In your copy, repeat the records exactly and leave out the pictures.

════════

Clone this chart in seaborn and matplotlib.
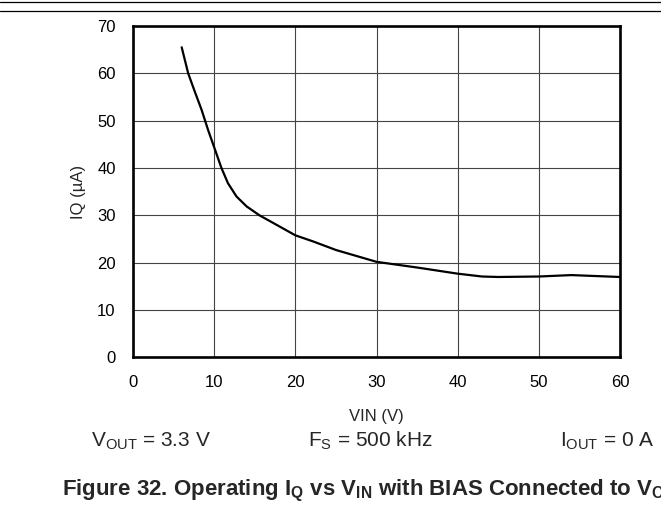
import numpy as np
import pandas as pd
import seaborn as sns
import matplotlib.pyplot as plt
from matplotlib.lines import Line2D

# Curve
vin = [6, 6.8, 7.6, 8.45, 9.26, 10, 10.9, 11.7, 12.75, 14, 15.6, 17.7, 20, 22.2, 25, 30, 35, 40, 43, 45, 50, 54, 57, 60]
iq = [65.5, 60, 56.2, 52.3, 48.0, 44.4, 40, 36.8, 34.0, 31.9, 30, 28.0, 25.8, 24.5, 22.7, 20.2, 19.0, 17.7, 17.1, 17.0, 17.1, 17.4, 17.2, 17.0]

x_ticks = [0, 10, 20, 30, 40, 50, 60]
y_ticks = [0, 10, 20, 30, 40, 50, 60, 70]

sns.set_style('white')
plt.rcParams['font.family'] = ['Liberation Sans', 'DejaVu Sans']
plt.rcParams['mathtext.fontset'] = 'custom'
plt.rcParams['mathtext.rm'] = 'Liberation Sans'
plt.rcParams['mathtext.bf'] = 'Liberation Sans:bold'
plt.rcParams['mathtext.default'] = 'regular'

df = pd.DataFrame({'VIN': vin, 'IQ': iq})

fig = plt.figure(figsize=(6.61, 5.29), dpi=100)
ax = fig.add_axes([0.2012, 0.3242, 0.7368, 0.6267])
sns.lineplot(data=df, x='VIN', y='IQ', color='black', linewidth=1.6, ax=ax)

ax.set_xlim(0, 60)
ax.set_ylim(0, 70)
ax.set_xticks(x_ticks)
ax.set_yticks(y_ticks)
ax.tick_params(length=0, labelsize=12, pad=12.5, colors='black')
ax.grid(True, color='#444444', linewidth=0.8)
ax.set_axisbelow(True)
for s in ax.spines.values():
    s.set_visible(True)
    s.set_color('black')
    s.set_linewidth(1.9)
ax.set_xlabel('')
ax.set_ylabel('')

fig.text(78 / 661, 1 - 191.5 / 529, 'IQ (µA)', fontsize=12, rotation=90, ha='center', va='center')
fig.text(376.5 / 661, 1 - 416 / 529, 'VIN (V)', fontsize=12, ha='center', va='center')

# Conditions row
cond_y = 1 - 446.7 / 529
fig.text(91 / 661, cond_y, r'V$_{OUT}$ = 3.3 V', fontsize=15, ha='left', va='baseline')
fig.text(308 / 661, cond_y, r'F$_{S}$ = 500 kHz', fontsize=15, ha='left', va='baseline')
fig.text(560 / 661, cond_y, r'I$_{OUT}$ = 0 A', fontsize=15, ha='left', va='baseline')

fig.text(62 / 661, 1 - 495 / 529,
         r'Figure 32. Operating I$_{Q}$ vs V$_{IN}$ with BIAS Connected to V$_{OUT}$',
         fontsize=16, fontweight='bold', ha='left', va='baseline')

# page rules at the top
for yy in [1 - 1.5 / 529, 1 - 10.5 / 529]:
    fig.add_artist(Line2D([0, 1], [yy, yy], transform=fig.transFigure, color='black', linewidth=0.9))

plt.savefig('out.png', dpi=100)
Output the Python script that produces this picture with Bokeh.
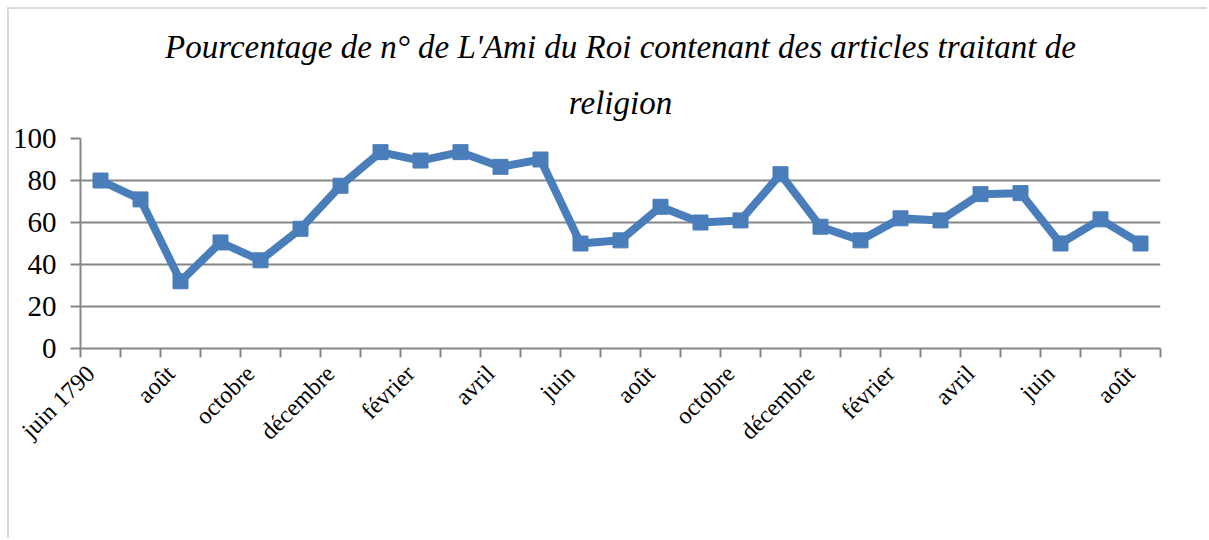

════════

### Answer to the exercise:
Clone this chart in seaborn and matplotlib.
import numpy as np
import pandas as pd
import seaborn as sns
import matplotlib.pyplot as plt
from matplotlib.lines import Line2D

# Curve
vin = [6, 6.8, 7.6, 8.45, 9.26, 10, 10.9, 11.7, 12.75, 14, 15.6, 17.7, 20, 22.2, 25, 30, 35, 40, 43, 45, 50, 54, 57, 60]
iq = [65.5, 60, 56.2, 52.3, 48.0, 44.4, 40, 36.8, 34.0, 31.9, 30, 28.0, 25.8, 24.5, 22.7, 20.2, 19.0, 17.7, 17.1, 17.0, 17.1, 17.4, 17.2, 17.0]

x_ticks = [0, 10, 20, 30, 40, 50, 60]
y_ticks = [0, 10, 20, 30, 40, 50, 60, 70]

sns.set_style('white')
plt.rcParams['font.family'] = ['Liberation Sans', 'DejaVu Sans']
plt.rcParams['mathtext.fontset'] = 'custom'
plt.rcParams['mathtext.rm'] = 'Liberation Sans'
plt.rcParams['mathtext.bf'] = 'Liberation Sans:bold'
plt.rcParams['mathtext.default'] = 'regular'

df = pd.DataFrame({'VIN': vin, 'IQ': iq})

fig = plt.figure(figsize=(6.61, 5.29), dpi=100)
ax = fig.add_axes([0.2012, 0.3242, 0.7368, 0.6267])
sns.lineplot(data=df, x='VIN', y='IQ', color='black', linewidth=1.6, ax=ax)

ax.set_xlim(0, 60)
ax.set_ylim(0, 70)
ax.set_xticks(x_ticks)
ax.set_yticks(y_ticks)
ax.tick_params(length=0, labelsize=12, pad=12.5, colors='black')
ax.grid(True, color='#444444', linewidth=0.8)
ax.set_axisbelow(True)
for s in ax.spines.values():
    s.set_visible(True)
    s.set_color('black')
    s.set_linewidth(1.9)
ax.set_xlabel('')
ax.set_ylabel('')

fig.text(78 / 661, 1 - 191.5 / 529, 'IQ (µA)', fontsize=12, rotation=90, ha='center', va='center')
fig.text(376.5 / 661, 1 - 416 / 529, 'VIN (V)', fontsize=12, ha='center', va='center')

# Conditions row
cond_y = 1 - 446.7 / 529
fig.text(91 / 661, cond_y, r'V$_{OUT}$ = 3.3 V', fontsize=15, ha='left', va='baseline')
fig.text(308 / 661, cond_y, r'F$_{S}$ = 500 kHz', fontsize=15, ha='left', va='baseline')
fig.text(560 / 661, cond_y, r'I$_{OUT}$ = 0 A', fontsize=15, ha='left', va='baseline')

fig.text(62 / 661, 1 - 495 / 529,
         r'Figure 32. Operating I$_{Q}$ vs V$_{IN}$ with BIAS Connected to V$_{OUT}$',
         fontsize=16, fontweight='bold', ha='left', va='baseline')

# page rules at the top
for yy in [1 - 1.5 / 529, 1 - 10.5 / 529]:
    fig.add_artist(Line2D([0, 1], [yy, yy], transform=fig.transFigure, color='black', linewidth=0.9))

plt.savefig('out.png', dpi=100)
Output the Python script that produces this picture with Bokeh.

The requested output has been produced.